◆ Request ◆
Print exactly the lines from the first one down to the line that contains "New Roman, Liberation", both included, and skip the pictures.

◆ Dataset excerpt ◆
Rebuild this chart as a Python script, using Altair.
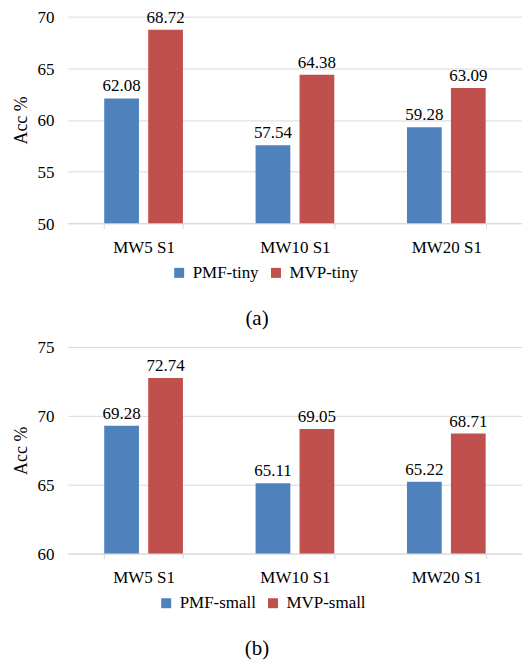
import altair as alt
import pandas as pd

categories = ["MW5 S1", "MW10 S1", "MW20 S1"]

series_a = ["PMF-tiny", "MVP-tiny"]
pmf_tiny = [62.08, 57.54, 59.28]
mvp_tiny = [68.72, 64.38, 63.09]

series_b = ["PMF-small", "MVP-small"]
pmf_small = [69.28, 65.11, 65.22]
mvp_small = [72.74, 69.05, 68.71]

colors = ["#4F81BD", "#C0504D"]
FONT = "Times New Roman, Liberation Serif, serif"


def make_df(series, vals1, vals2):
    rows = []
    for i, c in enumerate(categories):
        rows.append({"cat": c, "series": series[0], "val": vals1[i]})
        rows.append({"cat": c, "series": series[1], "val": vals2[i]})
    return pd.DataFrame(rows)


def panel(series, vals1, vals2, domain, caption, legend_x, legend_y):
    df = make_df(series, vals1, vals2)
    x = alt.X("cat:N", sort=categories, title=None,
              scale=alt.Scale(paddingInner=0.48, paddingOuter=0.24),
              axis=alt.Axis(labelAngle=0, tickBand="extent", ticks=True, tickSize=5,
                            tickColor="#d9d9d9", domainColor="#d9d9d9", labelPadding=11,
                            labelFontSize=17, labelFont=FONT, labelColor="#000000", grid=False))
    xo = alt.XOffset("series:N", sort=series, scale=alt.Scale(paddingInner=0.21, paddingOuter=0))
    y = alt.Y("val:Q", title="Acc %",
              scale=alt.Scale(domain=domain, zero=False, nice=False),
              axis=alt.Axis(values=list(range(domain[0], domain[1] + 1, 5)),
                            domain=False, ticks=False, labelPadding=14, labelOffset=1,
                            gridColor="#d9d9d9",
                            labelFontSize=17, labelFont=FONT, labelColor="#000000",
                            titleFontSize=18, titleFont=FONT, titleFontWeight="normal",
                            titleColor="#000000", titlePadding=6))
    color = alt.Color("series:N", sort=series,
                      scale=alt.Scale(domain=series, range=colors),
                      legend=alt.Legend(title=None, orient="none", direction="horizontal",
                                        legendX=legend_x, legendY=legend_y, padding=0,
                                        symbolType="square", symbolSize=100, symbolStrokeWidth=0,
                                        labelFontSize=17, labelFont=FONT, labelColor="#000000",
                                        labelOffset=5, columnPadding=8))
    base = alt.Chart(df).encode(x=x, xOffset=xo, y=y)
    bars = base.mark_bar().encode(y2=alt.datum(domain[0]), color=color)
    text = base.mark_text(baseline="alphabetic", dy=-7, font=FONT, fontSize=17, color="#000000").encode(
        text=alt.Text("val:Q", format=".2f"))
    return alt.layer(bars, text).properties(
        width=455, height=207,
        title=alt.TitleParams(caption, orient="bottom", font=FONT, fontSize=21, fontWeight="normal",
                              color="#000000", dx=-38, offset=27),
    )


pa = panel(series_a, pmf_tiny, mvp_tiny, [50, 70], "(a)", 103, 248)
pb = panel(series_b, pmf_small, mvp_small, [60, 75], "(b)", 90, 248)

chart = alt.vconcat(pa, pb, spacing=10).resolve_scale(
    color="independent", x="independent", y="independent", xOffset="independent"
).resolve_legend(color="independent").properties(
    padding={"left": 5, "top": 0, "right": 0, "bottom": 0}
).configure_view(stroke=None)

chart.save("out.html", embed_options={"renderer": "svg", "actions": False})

◆ Response below ◆
Rebuild this chart as a Python script, using Altair.
import altair as alt
import pandas as pd

categories = ["MW5 S1", "MW10 S1", "MW20 S1"]

series_a = ["PMF-tiny", "MVP-tiny"]
pmf_tiny = [62.08, 57.54, 59.28]
mvp_tiny = [68.72, 64.38, 63.09]

series_b = ["PMF-small", "MVP-small"]
pmf_small = [69.28, 65.11, 65.22]
mvp_small = [72.74, 69.05, 68.71]

colors = ["#4F81BD", "#C0504D"]
FONT = "Times New Roman, Liberation Serif, serif"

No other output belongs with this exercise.